UK tax on mining, staking, airdrops, and DeFi yields
Crypto Income Tax Calculator
HMRC Rules on Crypto Income Tax
HMRC treats most crypto income (mining, staking, airdrops, DeFi rewards) as taxable income at the market value at the date of receipt. This creates a cost basis for future CGT calculations — if you later sell the tokens, CGT is on gain from that receipt value.
Key Crypto Income Categories
Mining: Taxed as miscellaneous income (or trading income if mining as a business)
Staking rewards: Taxed as miscellaneous income at receipt value
Airdrops: Usually miscellaneous income; may be CGT if for a service
DeFi interest/yield: Income tax if you have a right to receive a fixed payment; CGT if token lending
Frequently Asked Questions
How is crypto income taxed in the UK?
HMRC taxes mining rewards, staking income, airdrops, and DeFi yields as miscellaneous income at the sterling market value on the date of receipt. Your marginal income tax rate applies (20%, 40%, or 45%).
Do I pay NIC on crypto income?
Usually no — miscellaneous income does not attract NIC. If HMRC decides your mining is a trade (regular, organised, profit-motive), it becomes self-employment income subject to Class 4 NIC (9% / 2%).
What records do I need for crypto income?
Date and time of each receipt, amount in tokens, sterling value at that date (use exchange rates or Coinbase/Binance historical data), and the source (mining pool, staking platform). Maintain a HMRC-compliant crypto log.
Are staking rewards taxed when received or when sold?
Both: income tax at receipt (on the market value when received), then CGT on any gain between the receipt value and the eventual sale price. Two separate tax events for staking rewards.
Is DeFi income taxed differently?
HMRC guidance (2022 update) distinguishes: lending tokens (may be a disposal for CGT), receiving new tokens as reward (income tax). DeFi is complex and evolving — HMRC may update guidance further.
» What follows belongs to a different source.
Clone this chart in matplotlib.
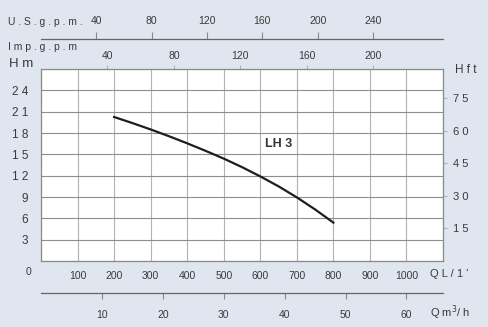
import matplotlib
matplotlib.use("Agg")
import matplotlib.pyplot as plt
import numpy as np

BG = "#dfe6ef"; INK = "#3a3a3a"; VGRID = "#b2b2b2"; HGRID = "#8e8e8e"; FRAME = "#8a8a8a"
plt.rcParams.update({"font.family": ["Liberation Sans", "DejaVu Sans"], "text.color": INK,
                     "xtick.color": INK, "ytick.color": INK})

# pump curve LH 3: flow (L/min) vs head (m)
flow_lmin = [200, 250, 300, 350, 400, 450, 500, 550, 600, 650, 700, 750, 800]
head_m = [20.25, 19.4, 18.5, 17.55, 16.55, 15.5, 14.4, 13.2, 11.9, 10.5, 8.95, 7.25, 5.4]
curve_name = "LH 3"

x_ticks = [100, 200, 300, 400, 500, 600, 700, 800, 900, 1000]
y_ticks = [3, 6, 9, 12, 15, 18, 21, 24]
ft_ticks = [15, 30, 45, 60, 75]
imp_ticks = [40, 80, 120, 160, 200]
us_ticks = [40, 80, 120, 160, 200, 240]
m3h_ticks = [10, 20, 30, 40, 50, 60]

IMP = 4.546; USG = 3.785; M3H = 1000 / 60; FT = 3.2808

def sp(v):
    return " ".join(str(v))

W, H = 489, 327
fig = plt.figure(figsize=(W / 100, H / 100), dpi=100, facecolor=BG)
l, r, t, b = 41, 443, 69, 261
ax = fig.add_axes([l / W, 1 - b / H, (r - l) / W, (b - t) / H])
ax.set_facecolor("white")
ax.set_xlim(0, 1100); ax.set_ylim(0, 27)
ax.set_xticks(np.arange(0, 1101, 100), minor=True)
ax.set_xticks(x_ticks)
ax.set_xticklabels([str(v) for v in x_ticks], fontsize=7.5)
ax.set_yticks(np.arange(0, 28, 3), minor=True)
ax.set_yticks(y_ticks)
ax.set_yticklabels([sp(v) for v in y_ticks], fontsize=8.5)
ax.tick_params(which="both", length=0)
ax.tick_params(axis="x", pad=7)
ax.tick_params(axis="y", pad=9)
ax.grid(axis="x", which="both", color=VGRID, lw=0.8)
ax.grid(axis="y", which="both", color=HGRID, lw=0.8)
for s in ax.spines.values():
    s.set_color(FRAME); s.set_linewidth(0.9)

ax.plot(flow_lmin, head_m, color="#1e1e1e", lw=1.6, solid_joinstyle="round", zorder=3)
ax.text(650, 16.4, curve_name, fontsize=9, fontweight="bold", color="#333333",
        ha="center", va="center")

# right: head in feet
ry = ax.secondary_yaxis("right", functions=(lambda m: m * FT, lambda f: f / FT))
ry.set_yticks(ft_ticks)
ry.set_yticklabels([sp(v) for v in ft_ticks], fontsize=8)
ry.tick_params(length=3, width=0.8, color=VGRID, pad=4)
ry.spines["right"].set_visible(False)

# top: Imp gpm
ti = ax.secondary_xaxis("top", functions=(lambda q: q / IMP, lambda g: g * IMP))
ti.set_xticks(imp_ticks)
ti.set_xticklabels([str(v) for v in imp_ticks], fontsize=7.5)
ti.tick_params(length=3, width=0.8, color=VGRID, pad=3)
ti.spines["top"].set_visible(False)

# US gpm line above
tu = ax.secondary_xaxis((b - 39) / (b - t), functions=(lambda q: q / USG, lambda g: g * USG))
tu.set_xticks(us_ticks)
tu.set_xticklabels([str(v) for v in us_ticks], fontsize=7.5)
tu.tick_params(direction="out", length=5, width=0.8, color="#888888", pad=4)
tu.spines["top"].set_color("#666666"); tu.spines["top"].set_linewidth(0.9)

# m3/h line below
bm = ax.secondary_xaxis(-(293 - b) / (b - t), functions=(lambda q: q / M3H, lambda v: v * M3H))
bm.set_xticks(m3h_ticks)
bm.set_xticklabels([str(v) for v in m3h_ticks], fontsize=7.5)
bm.tick_params(direction="out", length=4, width=0.8, color="#888888", pad=8)
bm.spines["bottom"].set_color("#666666"); bm.spines["bottom"].set_linewidth(0.9)

def px(x, y, s, **kw):
    fig.text(x / W, 1 - y / H, s, va="center", **kw)

px(8, 22, "U . S . g . p . m .", fontsize=7.5)
px(8, 47, "I m p . g . p . m", fontsize=7.5)
px(9, 64, "H m", fontsize=9.5)
px(455, 70, "H f t", fontsize=8.5)
px(29, 272, "0", fontsize=7.5, ha="center")
px(430, 274, "Q L / 1 '", fontsize=8)
px(430, 313, "Q m$^3$/ h", fontsize=8)

fig.savefig("out.png", dpi=100, facecolor=BG)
Do I need to report crypto on Self Assessment?
Yes if: total crypto gains exceed £3,000, total crypto proceeds exceed £50,000, or you have crypto income. Report on SA100 (capital gains) and SA101 (supplementary pages) or the online return.
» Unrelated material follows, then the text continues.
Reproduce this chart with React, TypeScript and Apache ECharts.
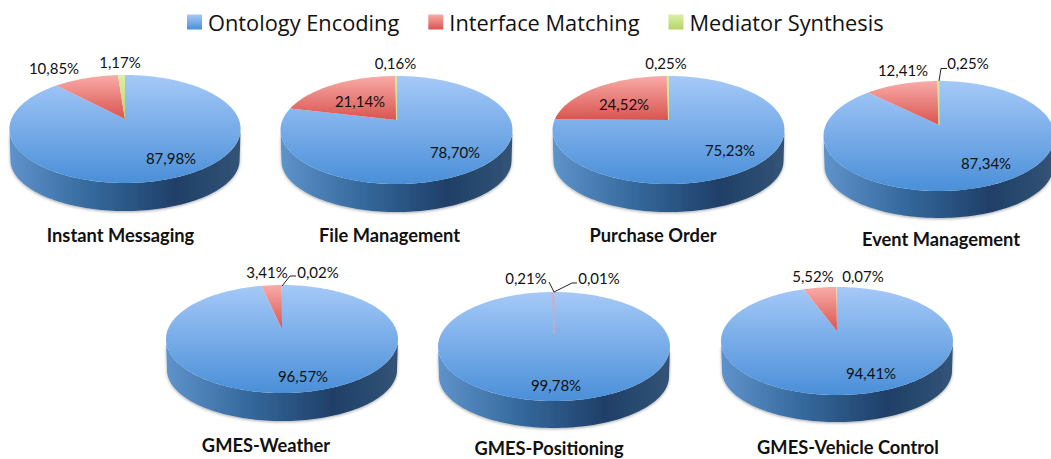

What is the crypto trading allowance?
The £1,000 trading allowance may apply to small crypto mining operations. If gross mining income is under £1,000, it may be fully exempt. Above £1,000, you deduct expenses instead of the allowance.
What costs can I deduct from crypto income?
For mining as a trade: electricity, hardware depreciation (capital allowances), pool fees, and running costs. For non-trade mining: no deduction other than the £1,000 trading allowance if applicable.
Is crypto in a pension taxable?
Cryptocurrencies cannot be held in a UK pension (SIPP/SSAS cannot hold unregulated crypto directly). Some offshore crypto investment vehicles exist but are complex and often HMRC-scrutinised.
What happens if I swap one crypto for another?
Each swap (e.g., ETH to BTC) is a disposal for CGT purposes. Even exchanging on DeFi protocols triggers CGT at the market value on the swap date, regardless of whether you received pounds.
Are crypto gifts taxable?
Gifting crypto to a non-spouse is a disposal at market value for CGT (you are treated as selling at that value). Gifting to a spouse/civil partner is at no-gain no-loss — the recipient takes on your cost basis.
What is HMRC's position on crypto tax evasion?
HMRC has data-sharing agreements with Coinbase, eToro, and other UK crypto exchanges. They have issued 'nudge letters' to known crypto holders. Underreporting crypto income or gains carries penalties of 15–30% (prompted disclosure) or 30–100% (unprompted).